Fewer than 400 of the ward’s little more than 9,000 registered voters participated in Tuesday's primary to choose a permanent replacement to fill a seat vacated this spring, according to the Scott County Auditor's Office.

Patrick Peacock resigned his 7th Ward seat at the end of April after serving just over a year.

Joseph Miller, professor and chair of marketing, sales and international business at St. Ambrose University, was temporarily appointed to serve the remainder of Peacock's unexpired term. Miller is not running in the fall city election but has endorsed Dermody.
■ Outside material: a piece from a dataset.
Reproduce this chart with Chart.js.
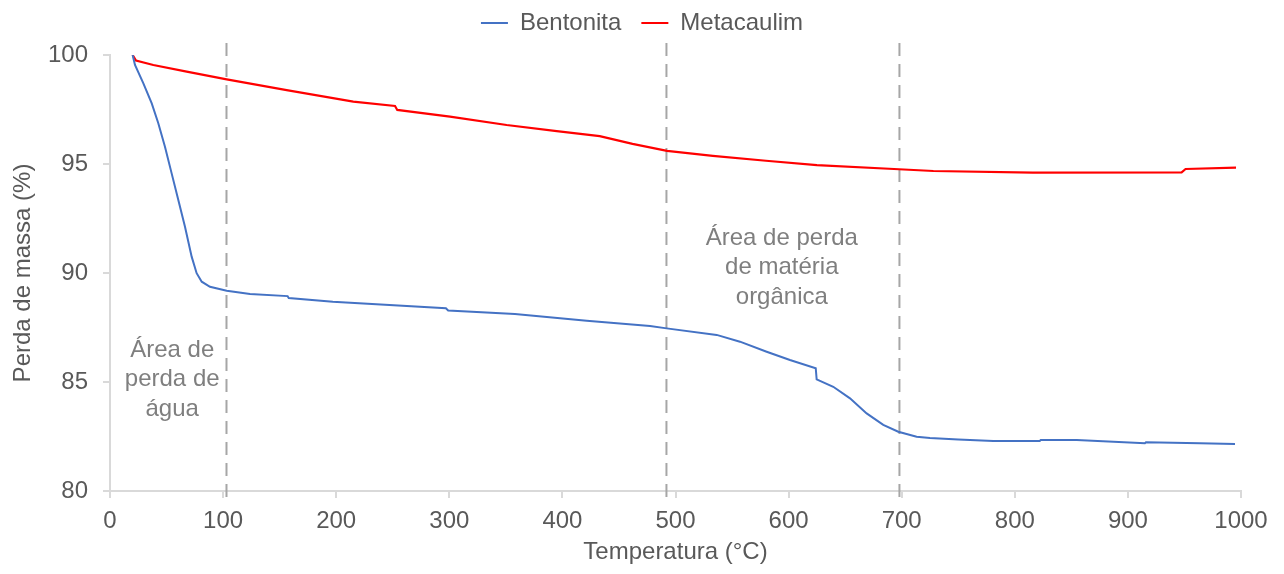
<!DOCTYPE html>
<html>
<head>
<meta charset="utf-8">
<script src="https://cdn.jsdelivr.net/npm/chart.js@4.4.1/dist/chart.umd.min.js"></script>
<style>
  html, body { margin: 0; padding: 0; background: #fff; }
  #wrap { width: 1284px; height: 574px; }
</style>
</head>
<body>
<div id="wrap"><canvas id="tga-chart"></canvas></div>
<script>
// TGA curves: temperature (°C) and remaining mass (%)
const bentonitaTemp = [20, 22.1, 29.5, 36.9, 42.7, 48.6, 54.5, 60.4, 66.3, 72.2, 76.6, 81.1, 88.4, 103.2, 123.8, 157, 158, 197, 297, 299, 358, 421.5, 477.5, 492.2, 536.4, 557, 580.6, 601.2, 624, 624.8, 639.5, 654.3, 669, 683.7, 697, 713.2, 725, 750, 781, 822, 823, 854.7, 915, 916, 963.7, 994.7];
const bentonitaMass = [100, 99.54, 98.7, 97.78, 96.87, 95.79, 94.57, 93.35, 92.12, 90.75, 89.99, 89.6, 89.37, 89.19, 89.04, 88.94, 88.85, 88.68, 88.38, 88.28, 88.12, 87.81, 87.57, 87.46, 87.16, 86.85, 86.39, 86.01, 85.63, 85.12, 84.78, 84.25, 83.56, 83.03, 82.72, 82.49, 82.43, 82.36, 82.29, 82.29, 82.34, 82.34, 82.19, 82.24, 82.19, 82.16];

const metacaulimTemp = [20, 23, 38.3, 67.8, 103.2, 156.2, 215.1, 252, 254, 300.6, 350.7, 395, 433, 462, 492.5, 533, 580, 625, 697.6, 728, 816, 947.5, 951, 995.6];
const metacaulimMass = [100, 99.74, 99.54, 99.24, 98.88, 98.39, 97.86, 97.66, 97.48, 97.17, 96.79, 96.51, 96.28, 95.92, 95.6, 95.37, 95.15, 94.95, 94.76, 94.68, 94.6, 94.62, 94.77, 94.83];

// Dashed region boundaries (°C)
const boundaryTemps = [103, 492, 698];

// Region captions and their anchor (temperature, mass of first line)
const regionLabels = [['Área de', 'perda de', 'água'], ['Área de perda', 'de matéria', 'orgânica']];
const regionTemps = [55, 594];
const regionMass = [86.47, 91.6];

const FONT = '"Liberation Sans", Arial, sans-serif';
Chart.defaults.font.family = FONT;
Chart.defaults.font.size = 24;
Chart.defaults.color = '#595959';

const toPoints = (xs, ys) => xs.map((x, i) => ({ x: x, y: ys[i] }));

const datasets = [
    {
        label: 'Bentonita',
        data: toPoints(bentonitaTemp, bentonitaMass),
        borderColor: '#4472c4',
        backgroundColor: '#4472c4',
        borderWidth: 2,
        pointRadius: 0,
        tension: 0
    },
    {
        label: 'Metacaulim',
        data: toPoints(metacaulimTemp, metacaulimMass),
        borderColor: '#ff0000',
        backgroundColor: '#ff0000',
        borderWidth: 2.2,
        pointRadius: 0,
        tension: 0
    }
];

// dashed verticals, running a little past both ends of the y axis
boundaryTemps.forEach(t => {
    datasets.push({
        label: '',
        data: [{ x: t, y: 100.55 }, { x: t, y: 79.6 }],
        borderColor: '#a6a6a6',
        borderWidth: 2,
        borderDash: [13, 8],
        pointRadius: 0,
        clip: false
    });
});

// draws the region captions at data coordinates
const regionText = {
    id: 'regionText',
    afterDatasetsDraw(chart) {
        const { ctx, scales: { x, y } } = chart;
        ctx.save();
        ctx.font = '24px ' + FONT;
        ctx.fillStyle = '#7f7f7f';
        ctx.textAlign = 'center';
        ctx.textBaseline = 'middle';
        regionLabels.forEach((lines, i) => {
            const px = x.getPixelForValue(regionTemps[i]);
            const py = y.getPixelForValue(regionMass[i]);
            lines.forEach((line, j) => ctx.fillText(line, px, py + j * 29.5));
        });
        ctx.restore();
    }
};

// fixed legend band height so the plot top lands where the original has it
const legendBand = {
    id: 'legendBand',
    beforeLayout(chart) {
        const legend = chart.legend;
        if (legend && !legend._bandFixed) {
            const fit = legend.fit;
            legend.fit = function() {
                fit.call(this);
                this.height = 64;
            };
            legend._bandFixed = true;
        }
    }
};

const ctx = document.getElementById('tga-chart').getContext('2d');
new Chart(ctx, {
    type: 'line',
    data: { datasets: datasets },
    plugins: [regionText, legendBand],
    options: {
        responsive: true,
        maintainAspectRatio: false,
        animation: false,
        devicePixelRatio: 1,
        layout: { padding: { top: -9, right: 0, bottom: 0, left: 0 } },
        plugins: {
            legend: {
                position: 'top',
                labels: {
                    boxWidth: 27,
                    boxHeight: 2,
                    padding: 20,
                    color: '#595959',
                    font: { size: 24 },
                    generateLabels: function(chart) {
                        return chart.data.datasets.slice(0, 2).map((ds, i) => ({
                            text: ds.label,
                            fillStyle: ds.borderColor,
                            strokeStyle: ds.borderColor,
                            fontColor: '#595959',
                            lineWidth: 0,
                            datasetIndex: i
                        }));
                    }
                }
            },
            tooltip: { enabled: false }
        },
        scales: {
            x: {
                type: 'linear',
                min: 0,
                max: 1000,
                ticks: {
                    stepSize: 100,
                    padding: 9,
                    maxRotation: 0,
                    color: '#595959',
                    callback: v => String(v)
                },
                grid: { drawOnChartArea: false, color: '#d9d9d9', tickLength: 7, lineWidth: 2 },
                border: { color: '#d9d9d9', width: 2 },
                title: {
                    display: true,
                    text: 'Temperatura (°C)',
                    color: '#595959',
                    padding: { top: 0, bottom: 7 }
                },
                afterFit(scale) {
                    scale.height = 83;
                    scale.paddingRight = 43;
                }
            },
            y: {
                min: 80,
                max: 100,
                ticks: { stepSize: 5, padding: 15, color: '#595959' },
                grid: { drawOnChartArea: false, color: '#d9d9d9', tickLength: 7, lineWidth: 2 },
                border: { color: '#d9d9d9', width: 2 },
                title: {
                    display: true,
                    text: 'Perda de massa (%)',
                    color: '#595959',
                    padding: { top: 9, bottom: 0 }
                },
                afterFit(scale) {
                    scale.width = 110;
                }
            }
        }
    }
});
</script>
</body>
</html>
Davenport's 7th Ward stretches roughly east to west from Eastern Avenue to North Division Street and north to south from 53rd Street to Central Park Avenue.

Dermody for Davenport campaign team

Alexandra Dermody, center

Dermody, a volunteer organizer with Quad Cities Interfaith and part-time student at Scott Community College, captured 44% of the vote to Cornette's 28%, according to unofficial results.

Derek Cornette

Davenport resident Derek Cornette

Cornette is a retired Rock Island Arsenal health physicist.

Dermody garnered 167 votes to Cornette's 104.

Nimtz finished in third place with 53 votes. Pamperin came in fourth with 45 votes.

Dermody, 20, ran in 2019 as a political newcomer and lost to Peacock. She said she was running on a platform to push investment and revitalization of Davenport's West End; expand community investment programs, such as the city's DREAM Project; expand and fortify the local economy; and invest in restorative justice reform and public safety.

If elected, Dermody said she would focus on investing in advancing civil rights and racial equity, expanding city-based social programs and helping to make Davenport a more livable and welcoming place for all.

"I’m not necessary the most flashy person in what I do, but as an organizer I’m always out doing something and trying to help people. And I think people recognized and responded to that," Dermody said Wednesday. "I am someone who will genuinely represent — as true to form as possible — them on the City Council and that I will be there for people."

While uncertain about what to expect from Tuesday's primary result, given the expected low voter turnout, Dermody called the experience "invigorating."

"My campaign is about having more modern leadership in a way that I want to focus on a way to retain our youth population and revitalizing our old neighborhoods on the West End," she said. "People are really responding to that, and I think that’s a really good sign of what’s to come."

Dermody has received endorsements from Iowa state Rep. Monica Kurth, D-Davenport; Alderwoman Judith Lee, who represents Davenport's 8th Ward; and Elizabeth VanCamp, who ran for mayor of Davenport in 2019.

Cornette, 69, a first-time candidate, has said he hopes to tighten the city of Davenport's purse strings and shift focus from riverfront development to public safety. Cornette argues that Davenport police have been slow to review and act on video footage provided to the department by residents. If elected, he said he would push for creation of a dedicated task force within the department tasked with promptly reviewing "video documentation of crimes."

Cornette could not immediately be reached for comment Wednesday morning.